Each situation is unique, and you’re talking about some hypothetical future consensus among a bunch of people looking at a lot of different information, but definitely being informed. Telling yourself that a consensus among the most informed people in an industry is a signal to do the opposite because you’re sure the industry “is always wrong” in these types of situations is crazy. You guys don’t need me to tell you that, because you’re a pretty well-informed audience, but I was just thinking about it and laughing.
But it also got me on this larger point, about how people always want to tailor their reasonings in ways that ignore obvious counters that would also be a part of the sample. There’s often this idea that something “always” leads to something, and most of the time it’s like a sample size of two similar things someone is pattern matching, and I can think of two other examples that could also be tied in and we’d have a 50/50 sample of two hits and two misses. And that’s a concept that’s always worth keeping in mind.
Let’s talk about Saquon specifically, and why this was the week that I bought into drafting him in the top five next year.

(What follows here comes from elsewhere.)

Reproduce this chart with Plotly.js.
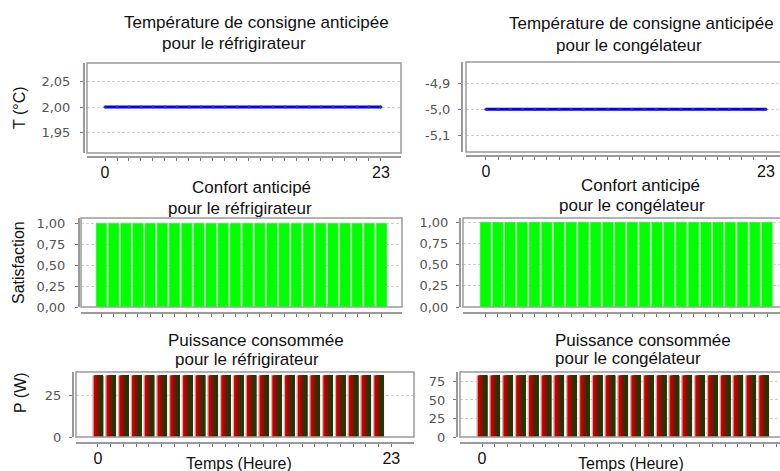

For those of you who have been in on Saquon, you could fairly and justifiably criticize my little journey with him of late as way behind the times. So why am I doing this now? Because I do always try to be honest in my writing, and obviously I’ve been skeptical about him since the offseason. I couldn’t just flip that. It’s taken me longer, full stop.
But this game was fascinating, and it forced me to buy in, in a way I don’t want to forget by next August. No receptions. No TDs. A long run of “only” 18 yards.
That’s the profile of a TRAP back, where without High-Value Touches, and unless you can hit for extreme efficiency with long runs, you’re just not supposed to be able to score. But Barkley still averaged 6.2 yards per carry, and racked up 124 rushing yards for an easy floor. He did add a 2-point conversion to get to 14.4 fantasy points, but I mostly want to ignore that and emphasize that a 12.4-point floor in a game without any real HVT production, is insane.
One of the ways I talk about HVTs is to say that with the reception element, you can see the truly elite like a prime Christian McCaffrey have something like a 15-point floor without a TD. The idea is that non-HVT RBs don’t have that kind of floor. Even the one clear outlier in this era of HVT writing is prime Derrick Henry, but even he isn’t a great comp that would get at the specific way Barkley compiles yards. Prime Henry was inevitable with the long runs, like Barkley feels, but sometimes you could cut Henry down in the backfield enough to stifle the rushing efficiency overall, and he did have some low-floor games.
This was the perfect runout for a tough outing if you were facing Barkley, and if you were watching, you felt like you escaped with him hitting in that 12-to-15-point range. Simply put, that’s the sign of a truly elite fantasy range of outcomes. He could have caught a couple passes, but the defense tried to take that away. He could have easily scored a touchdown, and got touches in close and was tackled at the 1 again. He did get the 2-point conversion. The big runs obviously could have been there, as they so often have been.
I realize some will say, “But this was against Carolina.” My point is you want a lot of ways to get there, and in this case, Carolina prevented the huge plays. No runs of 20 yards. So beating up on a bad rush defense that does take away your receiving and where you can’t get big plays and also you don’t score isn’t exactly my version of “you just got lucky.”